[Written problem] Leaving out the pictures, retype all the material exactly.

(Stored entries)
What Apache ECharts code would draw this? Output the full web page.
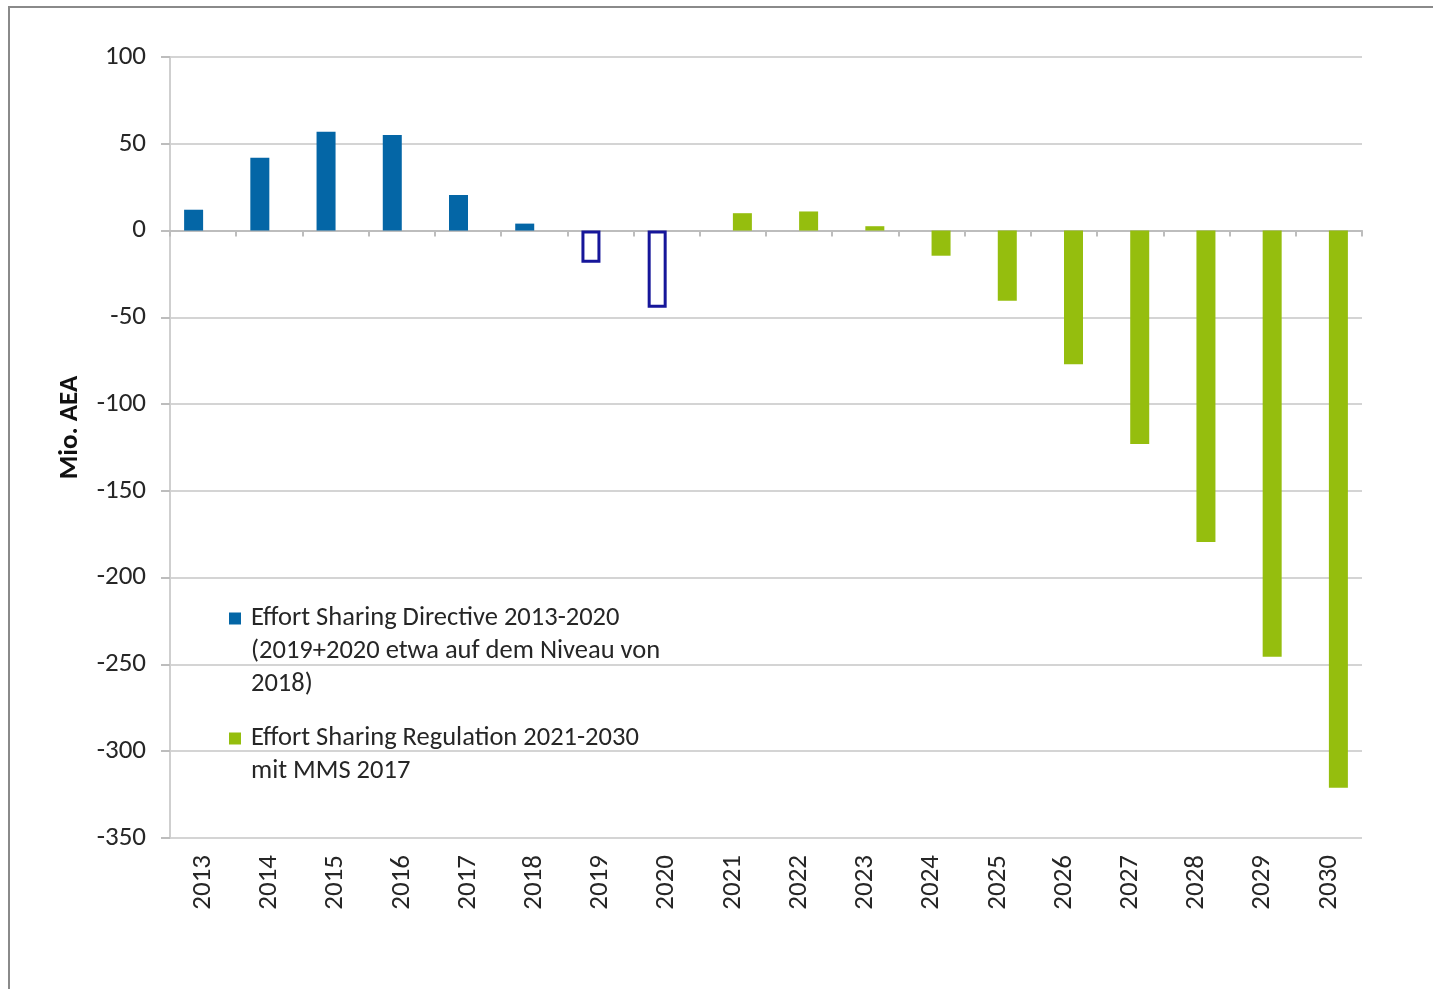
<!DOCTYPE html>
<html>
<head>
<meta charset="utf-8">
<script src="https://cdn.jsdelivr.net/npm/echarts@6/dist/echarts.min.js"></script>
<style>
  html, body { margin: 0; padding: 0; background: #fff; }
  #chart { width: 1433px; height: 989px; }
  #frame { position: absolute; left: 8px; top: 6px; width: 1425px; height: 983px;
           border-top: 2px solid #8a8a8a; border-left: 2px solid #8a8a8a; pointer-events: none; }
</style>
</head>
<body>
<div id="chart"></div>
<div id="frame"></div>
<script>
const years = ['2013', '2014', '2015', '2016', '2017', '2018', '2019', '2020', '2021',
  '2022', '2023', '2024', '2025', '2026', '2027', '2028', '2029', '2030']
// Effort Sharing Directive (2019/2020 = estimate, drawn hollow)
const esdValues = [12, 42, 57, 55, 20.5, 4, -18.5, -44.5, null, null, null, null, null, null, null, null, null, null]
const esdEstimated = ['2019', '2020']
// Effort Sharing Regulation
const esrValues = [null, null, null, null, null, null, null, null, 10, 11, 2.5, -14.5, -40.5, -77, -123, -179.5, -245.5, -321]
const yTicks = [100, 50, 0, -50, -100, -150, -200, -250, -300, -350]

const legendText = {
  esd: 'Effort Sharing Directive 2013-2020\n(2019+2020 etwa auf dem Niveau von\n2018)',
  esr: 'Effort Sharing Regulation 2021-2030\nmit MMS 2017'
}

const font = 'Carlito, Lato, "Open Sans", sans-serif'
const chart = echarts.init(document.getElementById('chart'))

const esdData = esdValues.map((v, i) => {
  if (esdEstimated.includes(years[i])) {
    return { value: v, itemStyle: { color: '#ffffff', borderColor: '#16169a', borderWidth: 3 } }
  }
  return v
})

chart.setOption({
  animation: false,
  grid: { left: 170, right: 71, top: 57, bottom: 151 },
  legend: {
    orient: 'vertical',
    left: 229,
    top: 536,
    padding: 0,
    itemWidth: 12,
    itemHeight: 12,
    itemGap: -12,
    icon: 'rect',
    // blank lines keep the marker level with the first text line
    formatter: name => name === 'esd' ? '\n\n' + legendText.esd : '\n' + legendText.esr,
    textStyle: { fontFamily: font, fontSize: 26.5, color: '#262626', lineHeight: 33, padding: [0, 0, 0, 5] }
  },
  xAxis: [
    {
      type: 'category',
      data: years,
      position: 'bottom',
      axisLine: { onZero: false, show: false },
      axisTick: { show: false },
      axisLabel: { rotate: 90, margin: 17, fontFamily: font, fontSize: 27, color: '#262626' }
    },
    {
      type: 'category',
      data: years,
      position: 'bottom',
      axisLine: { onZero: true, lineStyle: { color: '#bdbdbd', width: 2 } },
      axisTick: { show: true, length: 6, lineStyle: { color: '#bdbdbd', width: 2 } },
      axisLabel: { show: false }
    }
  ],
  yAxis: {
    type: 'value',
    min: -350,
    max: 100,
    interval: 50,
    name: 'Mio. AEA',
    nameLocation: 'middle',
    nameGap: 86,
    // left padding nudges the rotated title up a little
    nameTextStyle: { fontFamily: font, fontSize: 27, fontWeight: 'bold', color: '#111', padding: [0, 0, 0, 40] },
    axisLine: { show: true, lineStyle: { color: '#cfcfcf', width: 2 } },
    axisTick: { show: true, length: 9, lineStyle: { color: '#bdbdbd', width: 2 } },
    axisLabel: { margin: 24, fontFamily: font, fontSize: 27, color: '#262626' },
    splitLine: { lineStyle: { color: '#d4d4d4', width: 2 } }
  },
  series: [
    {
      name: 'esd',
      type: 'bar',
      data: esdData,
      barWidth: 19,
      barGap: '0%',
      itemStyle: { color: '#0466a6' }
    },
    {
      name: 'esr',
      type: 'bar',
      data: esrValues,
      barWidth: 19,
      barGap: '0%',
      itemStyle: { color: '#95be0e' }
    }
  ]
})
</script>
</body>
</html>
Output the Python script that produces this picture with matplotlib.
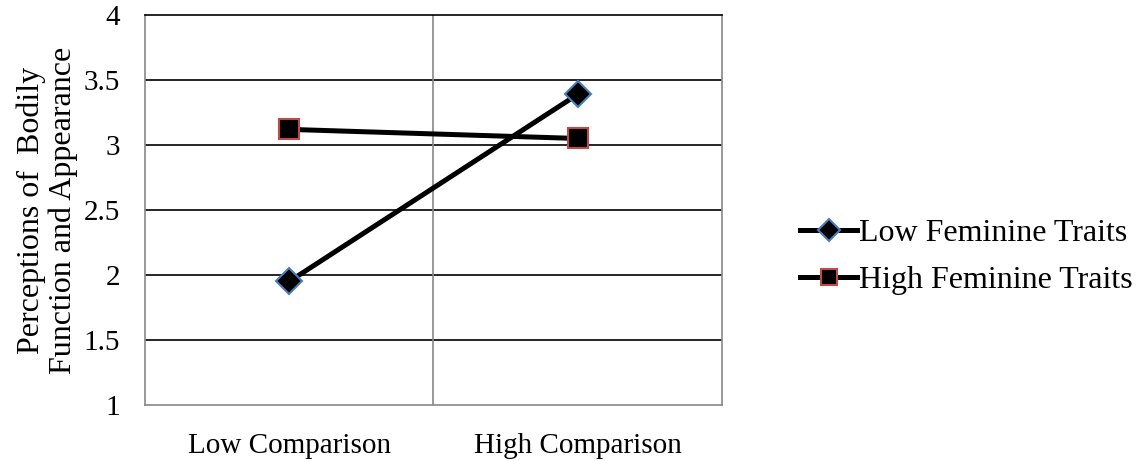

[Written answer]
What Apache ECharts code would draw this? Output the full web page.
<!DOCTYPE html>
<html>
<head>
<meta charset="utf-8">
<script src="https://cdn.jsdelivr.net/npm/echarts@6/dist/echarts.min.js"></script>
<style>
  html, body { margin: 0; padding: 0; background: #fff; }
  #chart { width: 1433px; height: 989px; }
  #frame { position: absolute; left: 8px; top: 6px; width: 1425px; height: 983px;
           border-top: 2px solid #8a8a8a; border-left: 2px solid #8a8a8a; pointer-events: none; }
</style>
</head>
<body>
<div id="chart"></div>
<div id="frame"></div>
<script>
const years = ['2013', '2014', '2015', '2016', '2017', '2018', '2019', '2020', '2021',
  '2022', '2023', '2024', '2025', '2026', '2027', '2028', '2029', '2030']
// Effort Sharing Directive (2019/2020 = estimate, drawn hollow)
const esdValues = [12, 42, 57, 55, 20.5, 4, -18.5, -44.5, null, null, null, null, null, null, null, null, null, null]
const esdEstimated = ['2019', '2020']
// Effort Sharing Regulation
const esrValues = [null, null, null, null, null, null, null, null, 10, 11, 2.5, -14.5, -40.5, -77, -123, -179.5, -245.5, -321]
const yTicks = [100, 50, 0, -50, -100, -150, -200, -250, -300, -350]

const legendText = {
  esd: 'Effort Sharing Directive 2013-2020\n(2019+2020 etwa auf dem Niveau von\n2018)',
  esr: 'Effort Sharing Regulation 2021-2030\nmit MMS 2017'
}

const font = 'Carlito, Lato, "Open Sans", sans-serif'
const chart = echarts.init(document.getElementById('chart'))

const esdData = esdValues.map((v, i) => {
  if (esdEstimated.includes(years[i])) {
    return { value: v, itemStyle: { color: '#ffffff', borderColor: '#16169a', borderWidth: 3 } }
  }
  return v
})

chart.setOption({
  animation: false,
  grid: { left: 170, right: 71, top: 57, bottom: 151 },
  legend: {
    orient: 'vertical',
    left: 229,
    top: 536,
    padding: 0,
    itemWidth: 12,
    itemHeight: 12,
    itemGap: -12,
    icon: 'rect',
    // blank lines keep the marker level with the first text line
    formatter: name => name === 'esd' ? '\n\n' + legendText.esd : '\n' + legendText.esr,
    textStyle: { fontFamily: font, fontSize: 26.5, color: '#262626', lineHeight: 33, padding: [0, 0, 0, 5] }
  },
  xAxis: [
    {
      type: 'category',
      data: years,
      position: 'bottom',
      axisLine: { onZero: false, show: false },
      axisTick: { show: false },
      axisLabel: { rotate: 90, margin: 17, fontFamily: font, fontSize: 27, color: '#262626' }
    },
    {
      type: 'category',
      data: years,
      position: 'bottom',
      axisLine: { onZero: true, lineStyle: { color: '#bdbdbd', width: 2 } },
      axisTick: { show: true, length: 6, lineStyle: { color: '#bdbdbd', width: 2 } },
      axisLabel: { show: false }
    }
  ],
  yAxis: {
    type: 'value',
    min: -350,
    max: 100,
    interval: 50,
    name: 'Mio. AEA',
    nameLocation: 'middle',
    nameGap: 86,
    // left padding nudges the rotated title up a little
    nameTextStyle: { fontFamily: font, fontSize: 27, fontWeight: 'bold', color: '#111', padding: [0, 0, 0, 40] },
    axisLine: { show: true, lineStyle: { color: '#cfcfcf', width: 2 } },
    axisTick: { show: true, length: 9, lineStyle: { color: '#bdbdbd', width: 2 } },
    axisLabel: { margin: 24, fontFamily: font, fontSize: 27, color: '#262626' },
    splitLine: { lineStyle: { color: '#d4d4d4', width: 2 } }
  },
  series: [
    {
      name: 'esd',
      type: 'bar',
      data: esdData,
      barWidth: 19,
      barGap: '0%',
      itemStyle: { color: '#0466a6' }
    },
    {
      name: 'esr',
      type: 'bar',
      data: esrValues,
      barWidth: 19,
      barGap: '0%',
      itemStyle: { color: '#95be0e' }
    }
  ]
})
</script>
</body>
</html>
Output the Python script that produces this picture with matplotlib.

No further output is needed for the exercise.